Philips allies with UMS and Fraunhofer-IAF on GaN broadband PAs for wireless base-stations

Philips has formed an alliance to develop gallium nitride (GaN) technology and products for the growing cellular infrastructure market.

The Dutch electronics and semiconductor manufacturer is partnering with GaAs IC maker and foundry United Monolithic Semiconductors (a joint venture between Thales and EADS with production facilities in Orsay, France and Ulm, Germany) and Fraunhofer-IAF (Institut Angewandte Festkörperphysik) of Freiburg, Germany to collaborate on the research and development of GaN technologies. While Philips stays committed to the evolution of silicon LDMOS technology, through GaN it is investing in the future of
next-generation connected consumer products, it stresses.

UMS also has a technical cooperation with the main European laboratories involved in the development of GaN technology: TIGER (the joint laboratory created in 2002 by Alcatel-Thales' III-V Lab near Paris and IEMN-CNRS Institute of Electronics, Microelectronics and Nanotechnology in Lille to develop GaN HEMT technology for applications up to 40GHz), Fraunhofer-IAF, and the Ferdinand-Braun-Institut für Höchstfrequenztechnik, Berlin, Germany.

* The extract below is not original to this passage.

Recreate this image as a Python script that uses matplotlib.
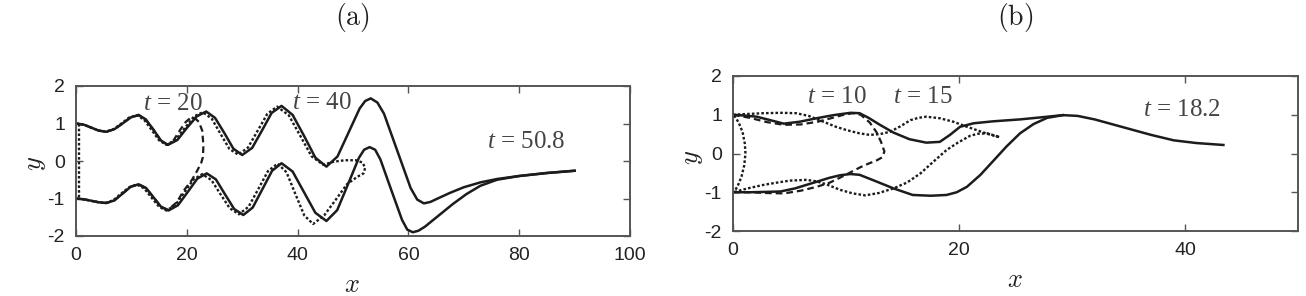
import matplotlib
matplotlib.use("Agg")
import matplotlib.pyplot as plt

# ---- panel (a): interface shapes at t = 20, 40, 50.8 ----
a_x_508_up = [0, 1.4, 2.75, 4.1, 5.5, 6.95, 8.4, 9.85, 11.3, 12.6, 14.0, 15.3, 16.6,
              18.3, 20.0, 21.8, 23.5, 25.1, 26.8, 28.4, 30.0, 31.8, 33.6, 35.3, 37.1,
              39.1, 41.2, 43.2, 45.2, 47.2, 49.2, 51.2, 52.2, 53.2, 54.4, 55.6, 58.0,
              60.4, 61.6, 62.8, 64.0, 65.0, 67.5, 70.0, 73.0, 76.0, 80.0, 85.0, 90.0]
a_y_508_up = [1.0, 0.97, 0.89, 0.81, 0.78, 0.85, 1.0, 1.16, 1.23, 1.11, 0.83, 0.55, 0.43,
              0.56, 0.88, 1.19, 1.32, 1.15, 0.74, 0.33, 0.16, 0.35, 0.82, 1.28, 1.47,
              1.23, 0.66, 0.09, -0.15, 0.12, 0.76, 1.40, 1.60, 1.67, 1.56, 1.26, 0.27,
              -0.72, -1.03, -1.13, -1.09, -1.02, -0.85, -0.70, -0.57, -0.48, -0.40, -0.32, -0.26]

a_x_508_lo = [0, 1.4, 2.75, 4.1, 5.5, 6.95, 8.4, 9.85, 11.3, 12.65, 14.0, 15.35, 16.7,
              18.4, 20.15, 21.9, 23.6, 25.25, 26.9, 28.55, 30.2, 31.9, 33.65, 35.4, 37.1,
              39.1, 41.15, 43.2, 45.2, 47.15, 49.1, 51.05, 52.0, 53.0, 54.0, 54.95, 56.9,
              58.85, 59.8, 60.8, 61.8, 63.0, 65.5, 68.0, 70.5, 73.0, 76.0, 80.0, 85.0, 90.0]
a_y_508_lo = [-1.0, -1.02, -1.06, -1.10, -1.12, -1.05, -0.87, -0.69, -0.62, -0.72, -0.97, -1.22, -1.32,
              -1.18, -0.83, -0.47, -0.33, -0.49, -0.89, -1.28, -1.44, -1.24, -0.75, -0.26, -0.06,
              -0.28, -0.83, -1.38, -1.60, -1.31, -0.62, 0.08, 0.30, 0.37, 0.30, 0.04, -0.77,
              -1.57, -1.83, -1.90, -1.86, -1.75, -1.45, -1.15, -0.88, -0.66, -0.50, -0.40, -0.32, -0.26]

a_x_40 = [0, 1.4, 2.75, 4.1, 5.3, 6.8, 8.2, 9.6, 11.0, 12.3, 13.7, 15.0, 16.3, 18.0, 19.7,
          21.3, 22.9, 24.5, 26.1, 27.7, 29.3, 31.05, 32.8, 34.55, 36.3, 38.4, 40.45, 42.5,
          44.6, 46.5, 48.5, 50.5, 51.7, 52.2, 51.9, 50.8, 48.9, 46.8, 44.8, 42.8, 41.2, 39.6,
          38.0, 36.4, 34.65, 32.9, 31.15, 29.4, 27.75, 26.1, 24.45, 22.8, 21.2, 19.55, 17.9,
          16.3, 15.0, 13.65, 12.3, 11.0, 9.6, 8.15, 6.7, 5.3, 4.0, 2.65, 1.3, 0]
a_y_40 = [1.0, 0.97, 0.89, 0.81, 0.78, 0.85, 1.0, 1.16, 1.22, 1.10, 0.82, 0.55, 0.43, 0.57, 0.89,
          1.19, 1.30, 1.13, 0.72, 0.32, 0.17, 0.36, 0.81, 1.26, 1.45, 1.22, 0.68, 0.13,
          -0.10, -0.02, 0.02, 0.02, -0.04, -0.18, -0.33, -0.42, -0.62, -1.05, -1.45, -1.68, -1.45, -0.88,
          -0.30, -0.07, -0.27, -0.75, -1.22, -1.42, -1.26, -0.89, -0.51, -0.35, -0.49, -0.84, -1.18,
          -1.32, -1.22, -0.98, -0.73, -0.63, -0.70, -0.87, -1.05, -1.12, -1.10, -1.06, -1.02, -1.0]

a_x_20 = [0, 1.4, 2.75, 4.1, 5.5, 6.95, 8.4, 9.85, 11.3, 12.6, 14.0, 15.3, 16.5, 17.6, 18.8,
          19.8, 20.6, 21.4, 22.2, 22.8, 23.0, 22.9, 22.6, 21.8, 20.9, 19.4, 18.2, 16.6, 15.3,
          14.0, 12.6, 11.2, 9.8, 8.4, 6.9, 5.5, 4.1, 2.75, 1.4, 0]
a_y_20 = [1.0, 0.97, 0.89, 0.81, 0.78, 0.85, 1.0, 1.16, 1.22, 1.10, 0.83, 0.55, 0.43, 0.55, 0.83,
          1.04, 1.14, 1.15, 1.04, 0.80, 0.40, 0.10, -0.05, -0.28, -0.51, -0.80, -1.10, -1.30, -1.22,
          -0.97, -0.72, -0.62, -0.69, -0.87, -1.05, -1.12, -1.10, -1.06, -1.02, -1.0]

a_x_0 = [0.6, 0.6]
a_y_0 = [1.0, -1.0]

a_labels = ["20", "40", "50.8"]
a_label_x = [17.4, 44.3, 81.3]
a_label_y = [1.52, 1.55, 0.51]

# ---- panel (b): interface shapes at t = 10, 15, 18.2 ----
b_x_182_up = [0, 1.0, 2.1, 3.3, 4.5, 5.9, 7.4, 8.9, 10.4, 11.2, 12.0, 13.0, 14.2, 15.6, 17.1,
              18.3, 19.2, 20.1, 21.3, 23.0, 25.4, 27.5, 29.2, 30.5, 32.0, 33.5, 35.0, 37.0,
              39.0, 41.0, 43.4]
b_y_182_up = [1.0, 0.98, 0.95, 0.86, 0.77, 0.82, 0.91, 0.99, 1.05, 1.04, 0.92, 0.74, 0.54, 0.37, 0.28,
              0.30, 0.48, 0.69, 0.78, 0.83, 0.88, 0.94, 0.99, 0.97, 0.88, 0.76, 0.64, 0.48,
              0.34, 0.27, 0.22]

b_x_182_lo = [0, 1.5, 3.0, 4.2, 5.5, 6.5, 7.4, 8.5, 9.5, 10.4, 11.2, 12.5, 14.2, 15.9, 17.5,
              18.9, 19.8, 20.7, 21.9, 23.1, 24.2, 25.4, 26.6, 27.8, 29.2]
b_y_182_lo = [-1.0, -1.0, -0.99, -0.98, -0.9, -0.81, -0.73, -0.63, -0.56, -0.53, -0.55, -0.7, -0.9, -1.07, -1.09,
              -1.07, -1.0, -0.86, -0.55, -0.17, 0.18, 0.52, 0.76, 0.92, 0.99]

b_x_15 = [0, 1.3, 2.7, 4.2, 5.6, 6.7, 8.0, 9.1, 10.1, 11.2, 12.1, 13.0, 13.9, 14.8, 15.7,
          16.4, 17.1, 18.3, 19.5, 20.6, 21.6, 22.6, 23.6, 23.2, 22.5, 21.7, 21.0, 19.9, 18.9,
          17.7, 16.6, 15.4, 14.2, 12.9, 11.7, 10.6, 9.5, 8.3, 7.4, 6.5, 5.0, 3.7, 2.7, 1.3, 0]
b_y_15 = [1.0, 1.02, 1.04, 1.05, 1.04, 0.97, 0.82, 0.69, 0.6, 0.52, 0.48, 0.5, 0.56, 0.7, 0.86,
          0.92, 0.95, 0.91, 0.82, 0.7, 0.6, 0.5, 0.42, 0.46, 0.52, 0.51, 0.46, 0.28, 0.09,
          -0.22, -0.51, -0.75, -0.9, -1.02, -1.08, -1.03, -0.94, -0.8, -0.72, -0.68, -0.7, -0.76, -0.81, -0.9, -1.0]

b_x_10 = [0, 1.5, 3.0, 4.5, 6.0, 7.5, 8.8, 9.8, 10.6, 11.3, 12.1, 12.7, 13.1, 13.4, 13.2,
          12.7, 12.0, 11.3, 10.5, 9.5, 8.5, 7.4, 6.0, 4.5, 3.0, 1.5, 0]
b_y_10 = [1.0, 0.92, 0.81, 0.74, 0.75, 0.82, 0.92, 1.0, 1.04, 1.0, 0.8, 0.55, 0.3, 0.05, -0.1,
          -0.18, -0.26, -0.35, -0.47, -0.62, -0.76, -0.86, -0.96, -1.03, -1.02, -1.0, -1.0]

b_x_0 = [0.1, 0.5, 0.85, 1.05, 1.1, 1.0, 0.75, 0.4, 0.1]
b_y_0 = [0.98, 0.8, 0.55, 0.25, 0.0, -0.3, -0.6, -0.85, -0.98]

b_labels = ["10", "15", "18.2"]
b_label_x = [9.2, 16.8, 39.7]
b_label_y = [1.47, 1.47, 1.12]

plt.rcParams['font.family'] = ['Liberation Sans', 'DejaVu Sans']
plt.rcParams['axes.unicode_minus'] = False
plt.rcParams['mathtext.fontset'] = 'custom'
plt.rcParams['mathtext.it'] = 'Liberation Serif:italic'
plt.rcParams['mathtext.rm'] = 'Liberation Serif'

INK = '#1c1c1c'
SOLID = dict(color=INK, lw=1.8, ls='-')
DOTTED = dict(color=INK, lw=1.7, ls=(0, (1.1, 0.9)))
DASHED = dict(color=INK, lw=1.6, ls=(0, (3.0, 1.8)))

W, H = 1306, 296
fig = plt.figure(figsize=(W / 100, H / 100), dpi=100)
ax_a = fig.add_axes([76 / W, 1 - 236 / H, 554 / W, 150 / H])
ax_b = fig.add_axes([733 / W, 1 - 231 / H, 565 / W, 155 / H])


def style_axes(ax, xmax, xticks):
    ax.set_xlim(0, xmax)
    ax.set_ylim(-2, 2)
    ax.set_xticks(xticks)
    ax.set_yticks([-2, -1, 0, 1, 2])
    ax.tick_params(direction='in', top=True, right=True, length=5, width=1,
                   color='#555555', labelsize=14, labelcolor='#222222', pad=8)
    for s in ax.spines.values():
        s.set_color('#555555')
        s.set_linewidth(1.4)


# Panel (a)
ax_a.plot(a_x_0, a_y_0, **DOTTED)
ax_a.plot(a_x_20, a_y_20, **DASHED)
ax_a.plot(a_x_40, a_y_40, **DOTTED)
ax_a.plot(a_x_508_up, a_y_508_up, **SOLID)
ax_a.plot(a_x_508_lo, a_y_508_lo, **SOLID)
for lab, x, y in zip(a_labels, a_label_x, a_label_y):
    ax_a.text(x, y, r'$t$ = ' + lab, fontfamily='Liberation Serif', fontsize=18,
              color='#444444', ha='center', va='center')
style_axes(ax_a, 100, [0, 20, 40, 60, 80, 100])

# Panel (b)
ax_b.plot(b_x_0, b_y_0, **DOTTED)
ax_b.plot(b_x_10, b_y_10, **DASHED)
ax_b.plot(b_x_15, b_y_15, **DOTTED)
ax_b.plot(b_x_182_up, b_y_182_up, **SOLID)
ax_b.plot(b_x_182_lo, b_y_182_lo, **SOLID)
for lab, x, y in zip(b_labels, b_label_x, b_label_y):
    ax_b.text(x, y, r'$t$ = ' + lab, fontfamily='Liberation Serif', fontsize=18,
              color='#444444', ha='center', va='center')
style_axes(ax_b, 50, [0, 20, 40])

# Titles and axis labels in Computer Modern
for cx, tag, xl_y, yl_x, yl_y in [(352, '(a)', 285, 36, 163), (1015, '(b)', 280, 693, 157)]:
    fig.text(cx / W, 1 - 18 / H, r'$\mathrm{' + tag + '}$', math_fontfamily='cm',
             fontsize=20, ha='center', va='center', color='#222222')
    fig.text(cx / W, 1 - xl_y / H, r'$x$', math_fontfamily='cm', fontsize=19,
             ha='center', va='center', color='#222222')
    fig.text(yl_x / W, 1 - yl_y / H, r'$y$', math_fontfamily='cm', fontsize=19,
             rotation=90, ha='center', va='center', color='#222222')

fig.savefig('out.png', dpi=100)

According to Ulf Meiners, technical director for UMS, the work with Philips concerns GaN HEMT devices grown on silicon carbide substrates. However, other substrate materials (including silicon) will be considered if there is
a commercial need, adds Meiners.

Using GaN technology in a transmitter will enable infrastructure equipment manufactures to provide significant cost reductions in system manufacturing.
They will also benefit from major improvements in system performance and flexibility. Currently, base-station power amplifiers are limited to specific applications. With GaN-based technology, operators will be able to use a "universal transmitter" to switch between systems and frequencies to meet instantaneous demands in areas covered by the basestation.

GaN technology enables the following advantages:

  • high frequency combined with high power yet lower costs;
  • broadband operation, allowing a single power amplifier to be operated at
    multiple frequencies;
  • development of future high-power switch-mode PA architectures.

Philips expects to make the first GaN broadband power amplifiers available in 2009, with switched-mode power amplifier (SMPA) offerings to follow.